Stefanini, la percezione della luce dentro il paesaggio
Tecniche
Un breve capitolo nella mostra veneziana è dedicata ai pastelli, nei quali Stefanini è maestro
Alla Fondazione Bevilacqua La Masa di Venezia è aperta da ieri la mostra di Francesco Stefanini «Nel tempo. Opere 1972-2022». L’antologica del pittore tosco-veneto, che ha studio ai piedi del Montello, racchiude il lungo percorso del pittore nato in Versilia nel 1948. L’esposizione, curata da Stefano Cecchetto, parte dal nucleo di esordio con un largo trittico Il giardino dell’Eden in acrilico su legno e da una piccola significativa rappresentanza del periodo geometrico di Stefanini, nel quale operava con lavori di intaglio su legno e stesura di colore. Nei decenni successivi il rigore geometrico lascia spazio a un approccio alla forma più morbido, pur tenendo il registro della rappresentazione sempre legato al rigore delle linee; qui l’artista comincia a interrogarsi sulla luce e sulla sua indomabilità: la pittura coniuga suggestioni di ombre, proiettate su superfici nude, fortemente materiche a minimi dettagli che richiamano la memoria di luoghi del passato, fondamentali per la maturazione della estetica dell’artista.

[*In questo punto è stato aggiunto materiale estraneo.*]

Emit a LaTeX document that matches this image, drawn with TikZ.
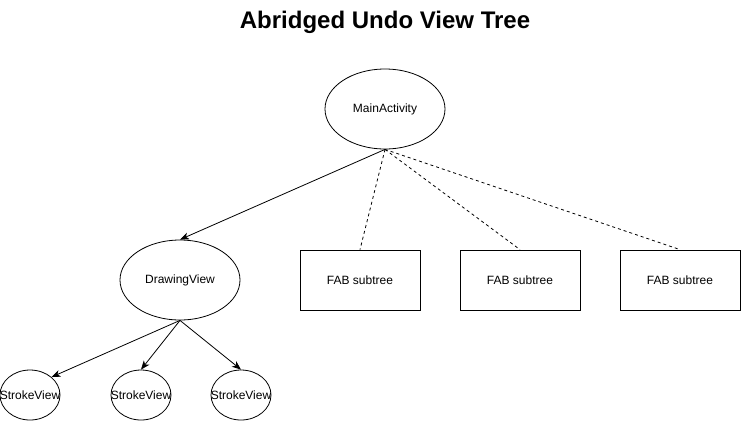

Lentamente arriva alla superficie pittorica una nuova percezione della luce che si concentra in piccoli nuclei pulsanti – come cellule vitalisu larghe stesure di colore stratificato con inserti di sabbie. Suggestioni ectoplasmatiche che piano piano si dissolvono nell’apparire di paesaggi soffusi – certamente la selva sotto l’atelier di Stefanini è la musa ispiratrice- dove il reale, l’immagine di un paesaggio, resta riconoscibile pur se portato all’estremo punto di fusione nel colore, steso con gesti pazienti, meditati mai sazi.
Entrano a fasi alterne nei due decenni Duemila margini non dipinti, a mo’ di ingannevole cornice, colature che nella imprevedibilità assumono ruoli anche figurali. Un breve capitolo nella mostra dedicata ai pastelli, nei quali Stefanini è maestro, su preziosa carta a mano o su carta lucida lavorata a grattages dimostrano la levità del tocco del pittore toscano, la sua indiscussa abilità, nell’alludere a forme che emergono dal supporto, senza – parrebbe- obbedire a alcuna legge fisica. La selezione, necessaria per un’antologica di dimensioni conciliabili con gli spazi della Fondazione, offre una cinquantina di opere, della lunga attività pittorica di Stefanini, ma evidenzia l’attenzione quasi ossessiva a un rigore formale che non fa concessioni, dagli intagli dell’incipit alle vaporose intuizioni di selve e chiome d’albero dei primi anni 2020. La mostra resterà aperta fino al 10 luglio, ingresso gratuito, bel catalogo di Antiga edizioni.